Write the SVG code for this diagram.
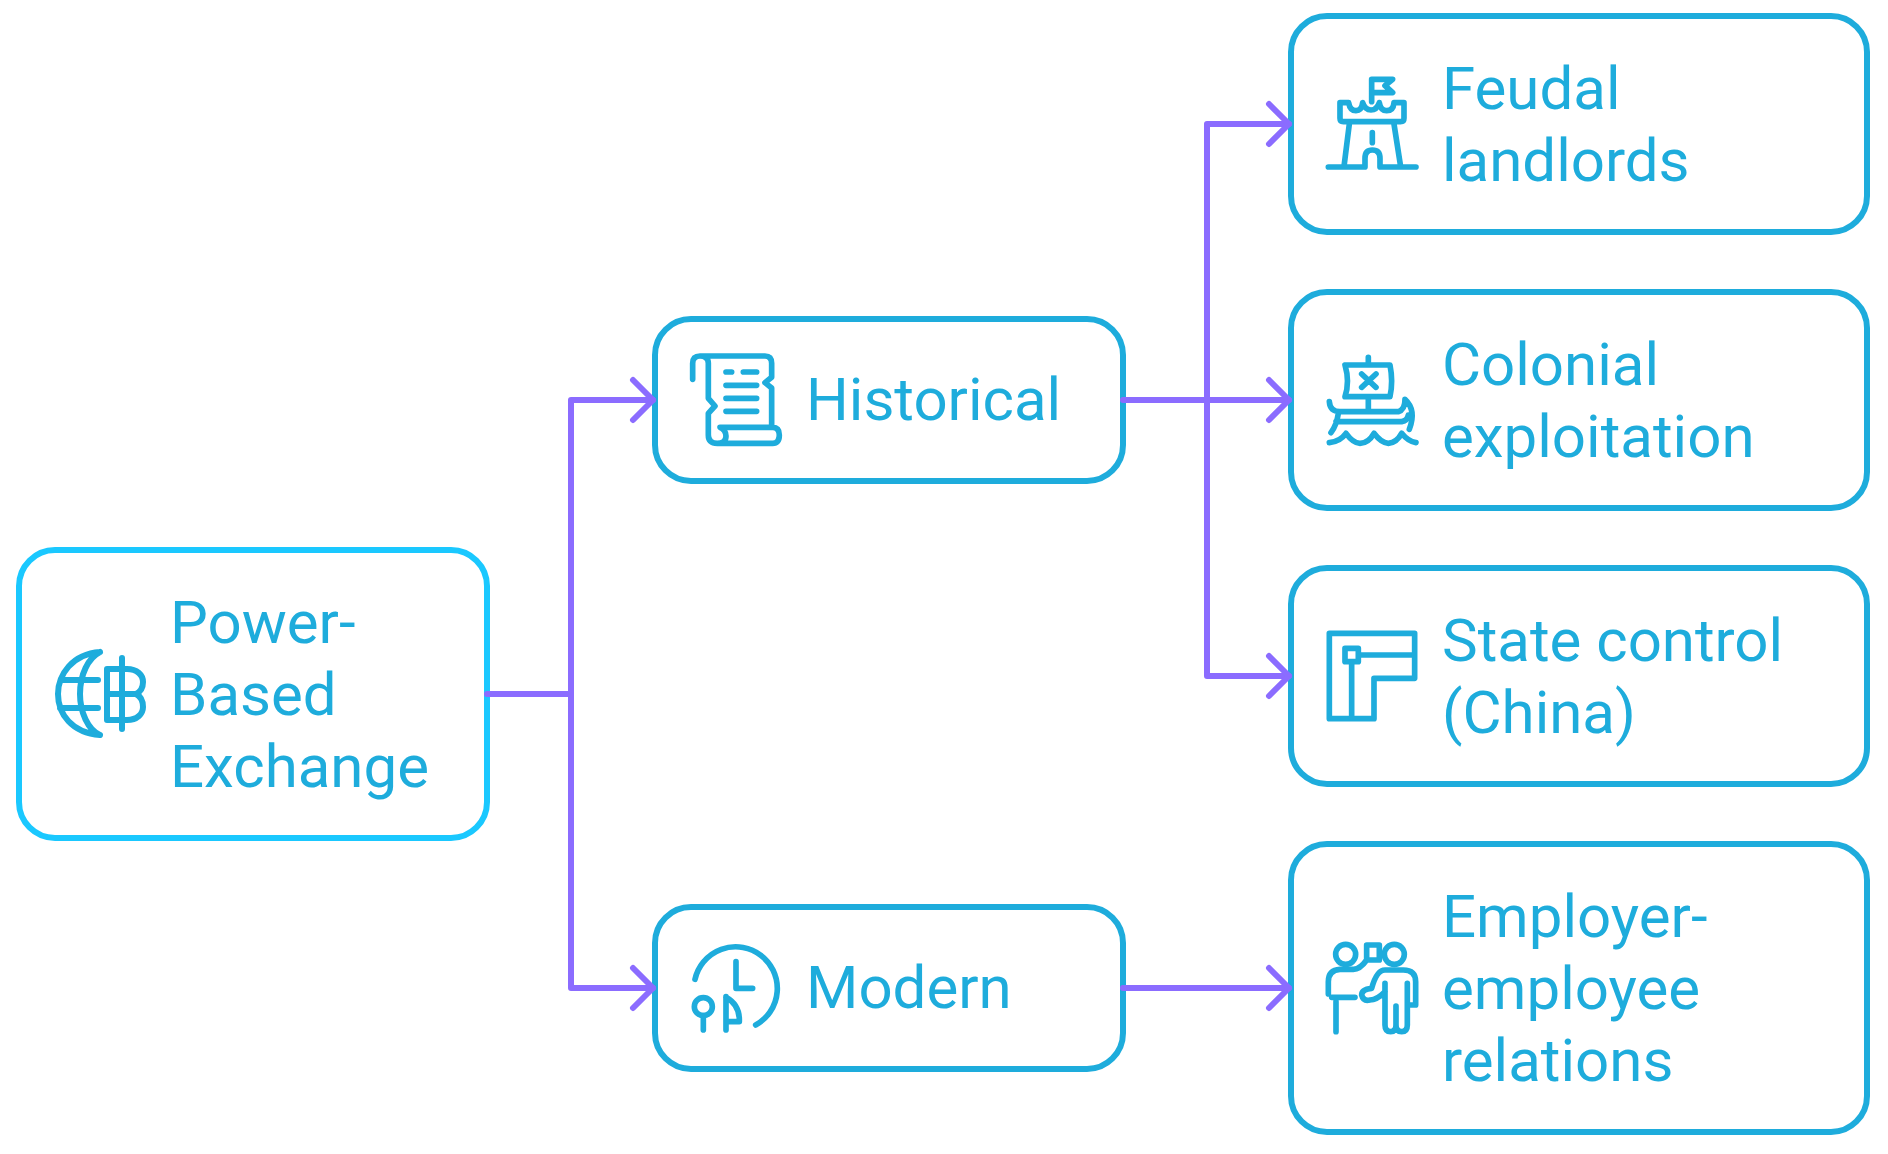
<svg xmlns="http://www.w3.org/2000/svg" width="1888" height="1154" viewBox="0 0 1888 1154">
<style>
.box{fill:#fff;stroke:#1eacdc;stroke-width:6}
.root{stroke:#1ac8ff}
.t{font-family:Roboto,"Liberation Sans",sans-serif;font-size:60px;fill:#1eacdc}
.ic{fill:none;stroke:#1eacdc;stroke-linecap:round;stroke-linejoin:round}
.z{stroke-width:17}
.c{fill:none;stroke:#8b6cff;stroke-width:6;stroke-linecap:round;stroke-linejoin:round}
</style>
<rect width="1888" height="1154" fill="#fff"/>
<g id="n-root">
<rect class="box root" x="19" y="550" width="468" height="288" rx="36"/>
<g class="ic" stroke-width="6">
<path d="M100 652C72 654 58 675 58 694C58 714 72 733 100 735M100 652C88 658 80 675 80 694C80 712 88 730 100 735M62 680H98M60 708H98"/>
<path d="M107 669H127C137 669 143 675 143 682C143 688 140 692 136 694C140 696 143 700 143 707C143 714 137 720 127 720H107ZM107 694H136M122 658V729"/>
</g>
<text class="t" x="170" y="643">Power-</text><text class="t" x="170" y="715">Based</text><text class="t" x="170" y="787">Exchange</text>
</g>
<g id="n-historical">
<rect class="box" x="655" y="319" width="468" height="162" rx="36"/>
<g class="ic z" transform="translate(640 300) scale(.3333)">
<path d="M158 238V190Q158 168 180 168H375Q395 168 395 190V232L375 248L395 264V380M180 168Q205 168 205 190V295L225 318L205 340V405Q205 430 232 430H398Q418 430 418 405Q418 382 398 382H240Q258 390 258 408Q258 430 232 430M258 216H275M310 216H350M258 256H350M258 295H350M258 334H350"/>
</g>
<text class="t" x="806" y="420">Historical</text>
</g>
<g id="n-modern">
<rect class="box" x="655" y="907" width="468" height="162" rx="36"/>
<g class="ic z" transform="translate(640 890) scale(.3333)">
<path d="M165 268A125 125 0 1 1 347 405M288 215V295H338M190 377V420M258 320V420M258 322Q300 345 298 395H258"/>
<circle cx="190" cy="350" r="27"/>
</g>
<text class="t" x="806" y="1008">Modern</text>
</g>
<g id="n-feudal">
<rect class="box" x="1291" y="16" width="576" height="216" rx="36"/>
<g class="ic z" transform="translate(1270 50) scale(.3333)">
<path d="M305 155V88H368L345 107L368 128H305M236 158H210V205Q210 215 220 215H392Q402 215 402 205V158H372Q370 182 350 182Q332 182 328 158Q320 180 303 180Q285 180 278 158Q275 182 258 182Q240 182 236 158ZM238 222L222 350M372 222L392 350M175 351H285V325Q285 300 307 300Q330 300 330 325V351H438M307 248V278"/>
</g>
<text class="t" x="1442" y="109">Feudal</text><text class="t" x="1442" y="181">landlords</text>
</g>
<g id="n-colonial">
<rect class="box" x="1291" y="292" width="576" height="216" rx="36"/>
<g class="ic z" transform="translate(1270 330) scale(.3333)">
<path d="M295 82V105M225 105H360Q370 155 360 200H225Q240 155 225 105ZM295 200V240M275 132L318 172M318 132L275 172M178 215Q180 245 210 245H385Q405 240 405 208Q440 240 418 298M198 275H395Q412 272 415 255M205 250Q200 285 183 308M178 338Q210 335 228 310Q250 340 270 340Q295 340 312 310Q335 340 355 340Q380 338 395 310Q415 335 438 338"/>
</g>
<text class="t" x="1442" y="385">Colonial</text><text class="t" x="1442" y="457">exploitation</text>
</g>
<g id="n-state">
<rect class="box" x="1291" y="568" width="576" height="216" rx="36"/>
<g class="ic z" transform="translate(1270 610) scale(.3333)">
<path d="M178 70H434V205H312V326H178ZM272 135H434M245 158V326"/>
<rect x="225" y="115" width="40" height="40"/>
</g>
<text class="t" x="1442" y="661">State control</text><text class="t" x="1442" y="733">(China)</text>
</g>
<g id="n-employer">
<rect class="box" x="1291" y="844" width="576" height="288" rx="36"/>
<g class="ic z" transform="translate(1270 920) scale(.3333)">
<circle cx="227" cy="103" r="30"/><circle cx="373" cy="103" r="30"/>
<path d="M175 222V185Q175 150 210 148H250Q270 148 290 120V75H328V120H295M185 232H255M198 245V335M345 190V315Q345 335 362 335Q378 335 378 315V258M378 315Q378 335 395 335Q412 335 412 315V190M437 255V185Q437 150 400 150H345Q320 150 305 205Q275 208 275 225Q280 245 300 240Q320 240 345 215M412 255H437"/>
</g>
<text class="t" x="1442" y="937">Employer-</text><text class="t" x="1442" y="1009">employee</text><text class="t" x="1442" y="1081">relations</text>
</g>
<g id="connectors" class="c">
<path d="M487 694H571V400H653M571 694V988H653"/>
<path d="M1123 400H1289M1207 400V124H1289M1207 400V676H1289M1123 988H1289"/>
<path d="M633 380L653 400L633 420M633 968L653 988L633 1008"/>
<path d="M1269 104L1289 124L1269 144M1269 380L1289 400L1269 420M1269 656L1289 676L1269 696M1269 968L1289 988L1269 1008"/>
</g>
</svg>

.....

### Your goal
Reproduce the material word for word, minus the images.

### Complete answer
Write the SVG code for this diagram.
<svg xmlns="http://www.w3.org/2000/svg" width="1888" height="1154" viewBox="0 0 1888 1154">
<style>
.box{fill:#fff;stroke:#1eacdc;stroke-width:6}
.root{stroke:#1ac8ff}
.t{font-family:Roboto,"Liberation Sans",sans-serif;font-size:60px;fill:#1eacdc}
.ic{fill:none;stroke:#1eacdc;stroke-linecap:round;stroke-linejoin:round}
.z{stroke-width:17}
.c{fill:none;stroke:#8b6cff;stroke-width:6;stroke-linecap:round;stroke-linejoin:round}
</style>
<rect width="1888" height="1154" fill="#fff"/>
<g id="n-root">
<rect class="box root" x="19" y="550" width="468" height="288" rx="36"/>
<g class="ic" stroke-width="6">
<path d="M100 652C72 654 58 675 58 694C58 714 72 733 100 735M100 652C88 658 80 675 80 694C80 712 88 730 100 735M62 680H98M60 708H98"/>
<path d="M107 669H127C137 669 143 675 143 682C143 688 140 692 136 694C140 696 143 700 143 707C143 714 137 720 127 720H107ZM107 694H136M122 658V729"/>
</g>
<text class="t" x="170" y="643">Power-</text><text class="t" x="170" y="715">Based</text><text class="t" x="170" y="787">Exchange</text>
</g>
<g id="n-historical">
<rect class="box" x="655" y="319" width="468" height="162" rx="36"/>
<g class="ic z" transform="translate(640 300) scale(.3333)">
<path d="M158 238V190Q158 168 180 168H375Q395 168 395 190V232L375 248L395 264V380M180 168Q205 168 205 190V295L225 318L205 340V405Q205 430 232 430H398Q418 430 418 405Q418 382 398 382H240Q258 390 258 408Q258 430 232 430M258 216H275M310 216H350M258 256H350M258 295H350M258 334H350"/>
</g>
<text class="t" x="806" y="420">Historical</text>
</g>
<g id="n-modern">
<rect class="box" x="655" y="907" width="468" height="162" rx="36"/>
<g class="ic z" transform="translate(640 890) scale(.3333)">
<path d="M165 268A125 125 0 1 1 347 405M288 215V295H338M190 377V420M258 320V420M258 322Q300 345 298 395H258"/>
<circle cx="190" cy="350" r="27"/>
</g>
<text class="t" x="806" y="1008">Modern</text>
</g>
<g id="n-feudal">
<rect class="box" x="1291" y="16" width="576" height="216" rx="36"/>
<g class="ic z" transform="translate(1270 50) scale(.3333)">
<path d="M305 155V88H368L345 107L368 128H305M236 158H210V205Q210 215 220 215H392Q402 215 402 205V158H372Q370 182 350 182Q332 182 328 158Q320 180 303 180Q285 180 278 158Q275 182 258 182Q240 182 236 158ZM238 222L222 350M372 222L392 350M175 351H285V325Q285 300 307 300Q330 300 330 325V351H438M307 248V278"/>
</g>
<text class="t" x="1442" y="109">Feudal</text><text class="t" x="1442" y="181">landlords</text>
</g>
<g id="n-colonial">
<rect class="box" x="1291" y="292" width="576" height="216" rx="36"/>
<g class="ic z" transform="translate(1270 330) scale(.3333)">
<path d="M295 82V105M225 105H360Q370 155 360 200H225Q240 155 225 105ZM295 200V240M275 132L318 172M318 132L275 172M178 215Q180 245 210 245H385Q405 240 405 208Q440 240 418 298M198 275H395Q412 272 415 255M205 250Q200 285 183 308M178 338Q210 335 228 310Q250 340 270 340Q295 340 312 310Q335 340 355 340Q380 338 395 310Q415 335 438 338"/>
</g>
<text class="t" x="1442" y="385">Colonial</text><text class="t" x="1442" y="457">exploitation</text>
</g>
<g id="n-state">
<rect class="box" x="1291" y="568" width="576" height="216" rx="36"/>
<g class="ic z" transform="translate(1270 610) scale(.3333)">
<path d="M178 70H434V205H312V326H178ZM272 135H434M245 158V326"/>
<rect x="225" y="115" width="40" height="40"/>
</g>
<text class="t" x="1442" y="661">State control</text><text class="t" x="1442" y="733">(China)</text>
</g>
<g id="n-employer">
<rect class="box" x="1291" y="844" width="576" height="288" rx="36"/>
<g class="ic z" transform="translate(1270 920) scale(.3333)">
<circle cx="227" cy="103" r="30"/><circle cx="373" cy="103" r="30"/>
<path d="M175 222V185Q175 150 210 148H250Q270 148 290 120V75H328V120H295M185 232H255M198 245V335M345 190V315Q345 335 362 335Q378 335 378 315V258M378 315Q378 335 395 335Q412 335 412 315V190M437 255V185Q437 150 400 150H345Q320 150 305 205Q275 208 275 225Q280 245 300 240Q320 240 345 215M412 255H437"/>
</g>
<text class="t" x="1442" y="937">Employer-</text><text class="t" x="1442" y="1009">employee</text><text class="t" x="1442" y="1081">relations</text>
</g>
<g id="connectors" class="c">
<path d="M487 694H571V400H653M571 694V988H653"/>
<path d="M1123 400H1289M1207 400V124H1289M1207 400V676H1289M1123 988H1289"/>
<path d="M633 380L653 400L633 420M633 968L653 988L633 1008"/>
<path d="M1269 104L1289 124L1269 144M1269 380L1289 400L1269 420M1269 656L1289 676L1269 696M1269 968L1289 988L1269 1008"/>
</g>
</svg>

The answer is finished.